[Entries with chart source code]
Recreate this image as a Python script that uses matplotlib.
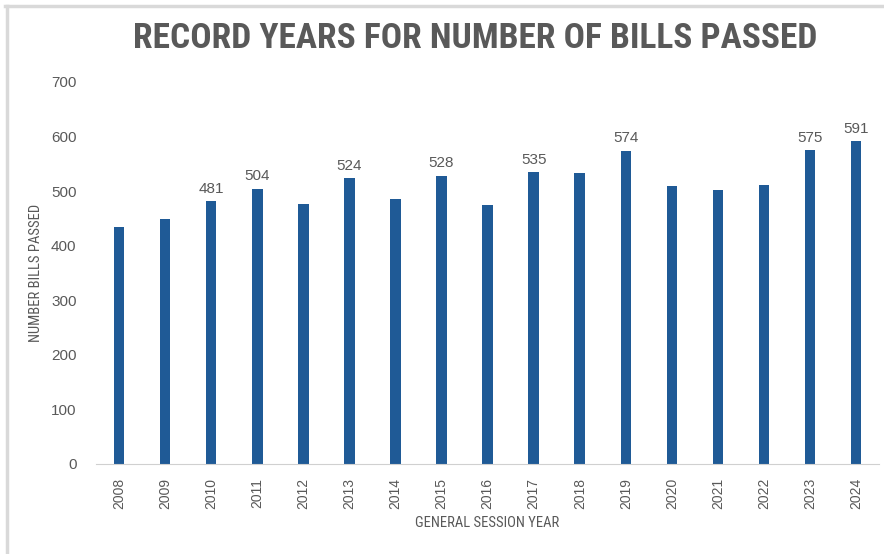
import matplotlib.pyplot as plt
from matplotlib.lines import Line2D

years = [str(y) for y in range(2008, 2025)]
bills = [435, 449, 481, 504, 477, 524, 486, 528, 475, 535, 533, 574, 510, 502, 511, 575, 591]
# only the record years get a value label
labeled = ['2010', '2011', '2013', '2015', '2017', '2019', '2023', '2024']

plt.rcParams['font.family'] = ['Liberation Sans', 'DejaVu Sans']
narrow = ['Roboto Condensed', 'Liberation Sans']

gray = '#595959'
bar_color = '#1f5a96'

fig = plt.figure(figsize=(8.84, 5.54), dpi=100)
ax = fig.add_axes([0.1086, 0.1625, 0.886, 0.6895])

x = range(len(years))
ax.bar(x, bills, width=0.23, color=bar_color)

for i, (yr, v) in enumerate(zip(years, bills)):
    if yr in labeled:
        ax.text(i, v + 10, str(v), ha='center', va='bottom', fontsize=11, color=gray)

ax.set_xlim(-0.5, len(years) - 0.5)
ax.set_ylim(0, 700)
ax.set_yticks(range(0, 701, 100))
ax.set_xticks(list(x))
ax.set_xticklabels(years, rotation=90, fontsize=10, color=gray)
ax.tick_params(axis='y', labelsize=11, labelcolor=gray, length=0, pad=14)
ax.tick_params(axis='x', length=0, pad=10)

for side in ['top', 'right', 'left']:
    ax.spines[side].set_visible(False)
ax.spines['bottom'].set_color('#d0d0d0')

ax.set_ylabel('NUMBER BILLS PASSED', fontsize=10.5, color=gray, family=narrow, labelpad=6)
ax.set_xlabel('GENERAL SESSION YEAR', fontsize=10.5, color=gray, family=narrow, labelpad=5)

fig.text(0.537, 0.93, 'RECORD YEARS FOR NUMBER OF BILLS PASSED', ha='center', va='center',
         fontsize=25.5, fontweight='bold', color=gray, family=narrow)

# light frame on the left and top of the chart box
fig.add_artist(Line2D([0.008, 0.008], [0.0, 0.99], color='#d9d9d9', lw=2.5))
fig.add_artist(Line2D([0.006, 1.0], [0.99, 0.99], color='#d9d9d9', lw=2.5))

fig.savefig('out.png', dpi=100)
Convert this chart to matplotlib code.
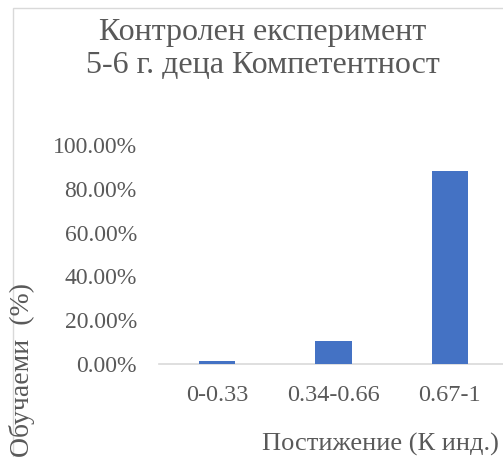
import matplotlib
matplotlib.use("Agg")
import matplotlib.pyplot as plt
from matplotlib.patches import Rectangle
from matplotlib.ticker import FuncFormatter

categories = ["0-0.33", "0.34-0.66", "0.67-1"]
values = [0.0147, 0.1029, 0.8824]
yticks = [0.0, 0.2, 0.4, 0.6, 0.8, 1.0]
title_lines = ["Контролен експеримент", "5-6 г. деца Компетентност"]

W, H = 503, 457
fig = plt.figure(figsize=(W / 100, H / 100), dpi=100)
plt.rcParams['font.family'] = ['Liberation Serif', 'DejaVu Serif']
gray = '#595959'

def fx(px):
    return px / W

def fy(py):
    return 1 - py / H

# chart-area border (cropped at right/bottom)
fig.patches.append(Rectangle((fx(13), fy(470)), fx(520) - fx(13), fy(8) - fy(470),
                             transform=fig.transFigure, fill=False,
                             edgecolor='#d9d9d9', linewidth=1.0))

ax = fig.add_axes([fx(159), fy(364), fx(508) - fx(159), fy(145) - fy(364)])
ax.bar(range(len(categories)), values, width=0.31, color='#4472C4', zorder=3)
ax.set_xlim(-0.5, len(categories) - 0.5)
ax.set_ylim(0, 1.0)
ax.set_yticks(yticks)
ax.yaxis.set_major_formatter(FuncFormatter(lambda v, p: f"{v*100:.2f}%"))
ax.set_xticks(range(len(categories)))
ax.set_xticklabels(categories)
for s in ['top', 'right', 'left']:
    ax.spines[s].set_visible(False)
ax.spines['bottom'].set_color('#d9d9d9')
ax.spines['bottom'].set_linewidth(1.2)
ax.tick_params(axis='y', length=0, pad=16, labelsize=17, labelcolor=gray)
ax.tick_params(axis='x', length=0, pad=15, labelsize=17.5, labelcolor=gray)
ax.patch.set_alpha(0)

fig.text(fx(263), fy(40), title_lines[0], ha='center', va='baseline',
         fontsize=23, color=gray)
fig.text(fx(263), fy(73), title_lines[1], ha='center', va='baseline',
         fontsize=23, color=gray)
fig.text(fx(380), fy(451), "Постижение (К инд.)", ha='center', va='baseline',
         fontsize=19, color=gray)
fig.text(fx(22), fy(283), "Обучаеми  (%)", ha='center', va='top', rotation=90,
         fontsize=20, color=gray)

fig.savefig("out.png", dpi=100)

*TASK*. Copy out the whole listing exactly, and don't carry over any pictures.

*SOLUTION TO THIS EXERCISE*.
Recreate this image as a Python script that uses matplotlib.
import matplotlib.pyplot as plt
from matplotlib.lines import Line2D

years = [str(y) for y in range(2008, 2025)]
bills = [435, 449, 481, 504, 477, 524, 486, 528, 475, 535, 533, 574, 510, 502, 511, 575, 591]
# only the record years get a value label
labeled = ['2010', '2011', '2013', '2015', '2017', '2019', '2023', '2024']

plt.rcParams['font.family'] = ['Liberation Sans', 'DejaVu Sans']
narrow = ['Roboto Condensed', 'Liberation Sans']

gray = '#595959'
bar_color = '#1f5a96'

fig = plt.figure(figsize=(8.84, 5.54), dpi=100)
ax = fig.add_axes([0.1086, 0.1625, 0.886, 0.6895])

x = range(len(years))
ax.bar(x, bills, width=0.23, color=bar_color)

for i, (yr, v) in enumerate(zip(years, bills)):
    if yr in labeled:
        ax.text(i, v + 10, str(v), ha='center', va='bottom', fontsize=11, color=gray)

ax.set_xlim(-0.5, len(years) - 0.5)
ax.set_ylim(0, 700)
ax.set_yticks(range(0, 701, 100))
ax.set_xticks(list(x))
ax.set_xticklabels(years, rotation=90, fontsize=10, color=gray)
ax.tick_params(axis='y', labelsize=11, labelcolor=gray, length=0, pad=14)
ax.tick_params(axis='x', length=0, pad=10)

for side in ['top', 'right', 'left']:
    ax.spines[side].set_visible(False)
ax.spines['bottom'].set_color('#d0d0d0')

ax.set_ylabel('NUMBER BILLS PASSED', fontsize=10.5, color=gray, family=narrow, labelpad=6)
ax.set_xlabel('GENERAL SESSION YEAR', fontsize=10.5, color=gray, family=narrow, labelpad=5)

fig.text(0.537, 0.93, 'RECORD YEARS FOR NUMBER OF BILLS PASSED', ha='center', va='center',
         fontsize=25.5, fontweight='bold', color=gray, family=narrow)

# light frame on the left and top of the chart box
fig.add_artist(Line2D([0.008, 0.008], [0.0, 0.99], color='#d9d9d9', lw=2.5))
fig.add_artist(Line2D([0.006, 1.0], [0.99, 0.99], color='#d9d9d9', lw=2.5))

fig.savefig('out.png', dpi=100)
Convert this chart to matplotlib code.
import matplotlib
matplotlib.use("Agg")
import matplotlib.pyplot as plt
from matplotlib.patches import Rectangle
from matplotlib.ticker import FuncFormatter

categories = ["0-0.33", "0.34-0.66", "0.67-1"]
values = [0.0147, 0.1029, 0.8824]
yticks = [0.0, 0.2, 0.4, 0.6, 0.8, 1.0]
title_lines = ["Контролен експеримент", "5-6 г. деца Компетентност"]

W, H = 503, 457
fig = plt.figure(figsize=(W / 100, H / 100), dpi=100)
plt.rcParams['font.family'] = ['Liberation Serif', 'DejaVu Serif']
gray = '#595959'

def fx(px):
    return px / W

def fy(py):
    return 1 - py / H

# chart-area border (cropped at right/bottom)
fig.patches.append(Rectangle((fx(13), fy(470)), fx(520) - fx(13), fy(8) - fy(470),
                             transform=fig.transFigure, fill=False,
                             edgecolor='#d9d9d9', linewidth=1.0))

ax = fig.add_axes([fx(159), fy(364), fx(508) - fx(159), fy(145) - fy(364)])
ax.bar(range(len(categories)), values, width=0.31, color='#4472C4', zorder=3)
ax.set_xlim(-0.5, len(categories) - 0.5)
ax.set_ylim(0, 1.0)
ax.set_yticks(yticks)
ax.yaxis.set_major_formatter(FuncFormatter(lambda v, p: f"{v*100:.2f}%"))
ax.set_xticks(range(len(categories)))
ax.set_xticklabels(categories)
for s in ['top', 'right', 'left']:
    ax.spines[s].set_visible(False)
ax.spines['bottom'].set_color('#d9d9d9')
ax.spines['bottom'].set_linewidth(1.2)
ax.tick_params(axis='y', length=0, pad=16, labelsize=17, labelcolor=gray)
ax.tick_params(axis='x', length=0, pad=15, labelsize=17.5, labelcolor=gray)
ax.patch.set_alpha(0)

fig.text(fx(263), fy(40), title_lines[0], ha='center', va='baseline',
         fontsize=23, color=gray)
fig.text(fx(263), fy(73), title_lines[1], ha='center', va='baseline',
         fontsize=23, color=gray)
fig.text(fx(380), fy(451), "Постижение (К инд.)", ha='center', va='baseline',
         fontsize=19, color=gray)
fig.text(fx(22), fy(283), "Обучаеми  (%)", ha='center', va='top', rotation=90,
         fontsize=20, color=gray)

fig.savefig("out.png", dpi=100)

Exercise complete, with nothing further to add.